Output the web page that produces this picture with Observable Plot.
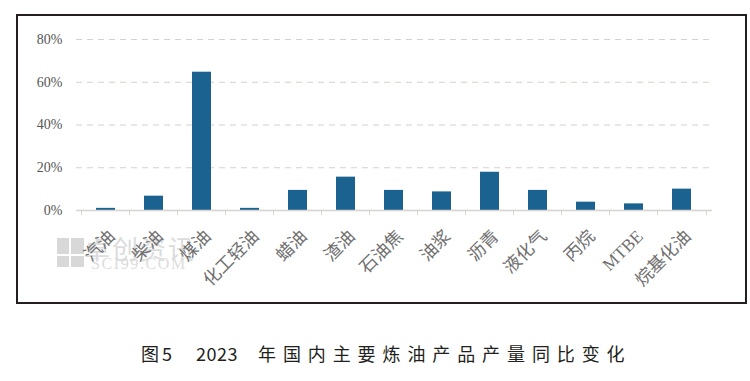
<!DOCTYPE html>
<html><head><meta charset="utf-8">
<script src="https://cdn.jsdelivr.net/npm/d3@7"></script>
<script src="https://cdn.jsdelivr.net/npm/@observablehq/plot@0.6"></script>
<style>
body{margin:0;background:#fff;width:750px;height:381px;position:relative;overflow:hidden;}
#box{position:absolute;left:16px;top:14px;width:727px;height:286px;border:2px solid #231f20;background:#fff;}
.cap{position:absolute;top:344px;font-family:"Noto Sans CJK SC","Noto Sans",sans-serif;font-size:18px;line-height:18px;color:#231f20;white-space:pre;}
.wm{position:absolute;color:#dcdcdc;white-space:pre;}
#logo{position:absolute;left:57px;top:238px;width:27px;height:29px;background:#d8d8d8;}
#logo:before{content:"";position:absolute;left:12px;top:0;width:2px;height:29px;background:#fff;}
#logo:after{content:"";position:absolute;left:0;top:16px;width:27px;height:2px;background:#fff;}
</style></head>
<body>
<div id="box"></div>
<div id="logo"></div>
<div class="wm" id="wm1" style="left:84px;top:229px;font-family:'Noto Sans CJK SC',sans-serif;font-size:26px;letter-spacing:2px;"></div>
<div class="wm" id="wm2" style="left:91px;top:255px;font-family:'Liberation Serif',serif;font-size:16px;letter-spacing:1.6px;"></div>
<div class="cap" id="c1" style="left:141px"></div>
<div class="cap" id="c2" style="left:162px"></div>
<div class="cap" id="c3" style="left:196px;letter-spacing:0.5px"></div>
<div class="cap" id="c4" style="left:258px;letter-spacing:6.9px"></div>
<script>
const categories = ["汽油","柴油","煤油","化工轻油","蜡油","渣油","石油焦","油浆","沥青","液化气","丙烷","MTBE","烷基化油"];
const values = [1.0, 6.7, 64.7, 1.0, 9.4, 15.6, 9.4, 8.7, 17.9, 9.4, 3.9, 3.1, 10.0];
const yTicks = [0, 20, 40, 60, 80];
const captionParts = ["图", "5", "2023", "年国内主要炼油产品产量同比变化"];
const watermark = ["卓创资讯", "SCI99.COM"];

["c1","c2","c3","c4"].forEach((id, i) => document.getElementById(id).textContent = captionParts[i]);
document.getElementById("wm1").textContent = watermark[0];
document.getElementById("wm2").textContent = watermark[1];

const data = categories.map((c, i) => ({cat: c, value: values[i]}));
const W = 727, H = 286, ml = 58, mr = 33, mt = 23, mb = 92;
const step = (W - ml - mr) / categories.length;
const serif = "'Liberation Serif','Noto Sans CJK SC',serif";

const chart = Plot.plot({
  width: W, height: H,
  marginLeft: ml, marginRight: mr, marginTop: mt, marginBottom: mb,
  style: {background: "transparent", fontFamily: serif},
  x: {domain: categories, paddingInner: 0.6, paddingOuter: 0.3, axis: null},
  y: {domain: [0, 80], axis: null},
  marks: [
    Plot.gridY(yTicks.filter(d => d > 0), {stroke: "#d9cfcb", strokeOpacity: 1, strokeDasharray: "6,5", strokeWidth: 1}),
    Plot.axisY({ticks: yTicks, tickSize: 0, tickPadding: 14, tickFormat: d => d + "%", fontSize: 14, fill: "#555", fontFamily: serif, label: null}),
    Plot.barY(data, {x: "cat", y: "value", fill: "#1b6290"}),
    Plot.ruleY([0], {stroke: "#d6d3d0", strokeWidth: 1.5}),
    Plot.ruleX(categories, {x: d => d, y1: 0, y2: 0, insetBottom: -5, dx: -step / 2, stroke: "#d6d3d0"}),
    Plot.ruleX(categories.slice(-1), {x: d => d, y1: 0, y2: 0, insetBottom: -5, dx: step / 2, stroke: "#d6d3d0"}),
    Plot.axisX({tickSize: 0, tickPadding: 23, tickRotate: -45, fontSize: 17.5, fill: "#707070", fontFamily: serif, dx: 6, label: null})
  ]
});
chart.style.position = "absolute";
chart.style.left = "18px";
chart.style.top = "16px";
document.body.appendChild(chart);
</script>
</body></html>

-----

- _Exercise_: Set the listing down in full and exactly. Pictures within it should not appear in the copy.

- _Complete output_:
Output the web page that produces this picture with Observable Plot.
<!DOCTYPE html>
<html><head><meta charset="utf-8">
<script src="https://cdn.jsdelivr.net/npm/d3@7"></script>
<script src="https://cdn.jsdelivr.net/npm/@observablehq/plot@0.6"></script>
<style>
body{margin:0;background:#fff;width:750px;height:381px;position:relative;overflow:hidden;}
#box{position:absolute;left:16px;top:14px;width:727px;height:286px;border:2px solid #231f20;background:#fff;}
.cap{position:absolute;top:344px;font-family:"Noto Sans CJK SC","Noto Sans",sans-serif;font-size:18px;line-height:18px;color:#231f20;white-space:pre;}
.wm{position:absolute;color:#dcdcdc;white-space:pre;}
#logo{position:absolute;left:57px;top:238px;width:27px;height:29px;background:#d8d8d8;}
#logo:before{content:"";position:absolute;left:12px;top:0;width:2px;height:29px;background:#fff;}
#logo:after{content:"";position:absolute;left:0;top:16px;width:27px;height:2px;background:#fff;}
</style></head>
<body>
<div id="box"></div>
<div id="logo"></div>
<div class="wm" id="wm1" style="left:84px;top:229px;font-family:'Noto Sans CJK SC',sans-serif;font-size:26px;letter-spacing:2px;"></div>
<div class="wm" id="wm2" style="left:91px;top:255px;font-family:'Liberation Serif',serif;font-size:16px;letter-spacing:1.6px;"></div>
<div class="cap" id="c1" style="left:141px"></div>
<div class="cap" id="c2" style="left:162px"></div>
<div class="cap" id="c3" style="left:196px;letter-spacing:0.5px"></div>
<div class="cap" id="c4" style="left:258px;letter-spacing:6.9px"></div>
<script>
const categories = ["汽油","柴油","煤油","化工轻油","蜡油","渣油","石油焦","油浆","沥青","液化气","丙烷","MTBE","烷基化油"];
const values = [1.0, 6.7, 64.7, 1.0, 9.4, 15.6, 9.4, 8.7, 17.9, 9.4, 3.9, 3.1, 10.0];
const yTicks = [0, 20, 40, 60, 80];
const captionParts = ["图", "5", "2023", "年国内主要炼油产品产量同比变化"];
const watermark = ["卓创资讯", "SCI99.COM"];

["c1","c2","c3","c4"].forEach((id, i) => document.getElementById(id).textContent = captionParts[i]);
document.getElementById("wm1").textContent = watermark[0];
document.getElementById("wm2").textContent = watermark[1];

const data = categories.map((c, i) => ({cat: c, value: values[i]}));
const W = 727, H = 286, ml = 58, mr = 33, mt = 23, mb = 92;
const step = (W - ml - mr) / categories.length;
const serif = "'Liberation Serif','Noto Sans CJK SC',serif";

const chart = Plot.plot({
  width: W, height: H,
  marginLeft: ml, marginRight: mr, marginTop: mt, marginBottom: mb,
  style: {background: "transparent", fontFamily: serif},
  x: {domain: categories, paddingInner: 0.6, paddingOuter: 0.3, axis: null},
  y: {domain: [0, 80], axis: null},
  marks: [
    Plot.gridY(yTicks.filter(d => d > 0), {stroke: "#d9cfcb", strokeOpacity: 1, strokeDasharray: "6,5", strokeWidth: 1}),
    Plot.axisY({ticks: yTicks, tickSize: 0, tickPadding: 14, tickFormat: d => d + "%", fontSize: 14, fill: "#555", fontFamily: serif, label: null}),
    Plot.barY(data, {x: "cat", y: "value", fill: "#1b6290"}),
    Plot.ruleY([0], {stroke: "#d6d3d0", strokeWidth: 1.5}),
    Plot.ruleX(categories, {x: d => d, y1: 0, y2: 0, insetBottom: -5, dx: -step / 2, stroke: "#d6d3d0"}),
    Plot.ruleX(categories.slice(-1), {x: d => d, y1: 0, y2: 0, insetBottom: -5, dx: step / 2, stroke: "#d6d3d0"}),
    Plot.axisX({tickSize: 0, tickPadding: 23, tickRotate: -45, fontSize: 17.5, fill: "#707070", fontFamily: serif, dx: 6, label: null})
  ]
});
chart.style.position = "absolute";
chart.style.left = "18px";
chart.style.top = "16px";
document.body.appendChild(chart);
</script>
</body></html>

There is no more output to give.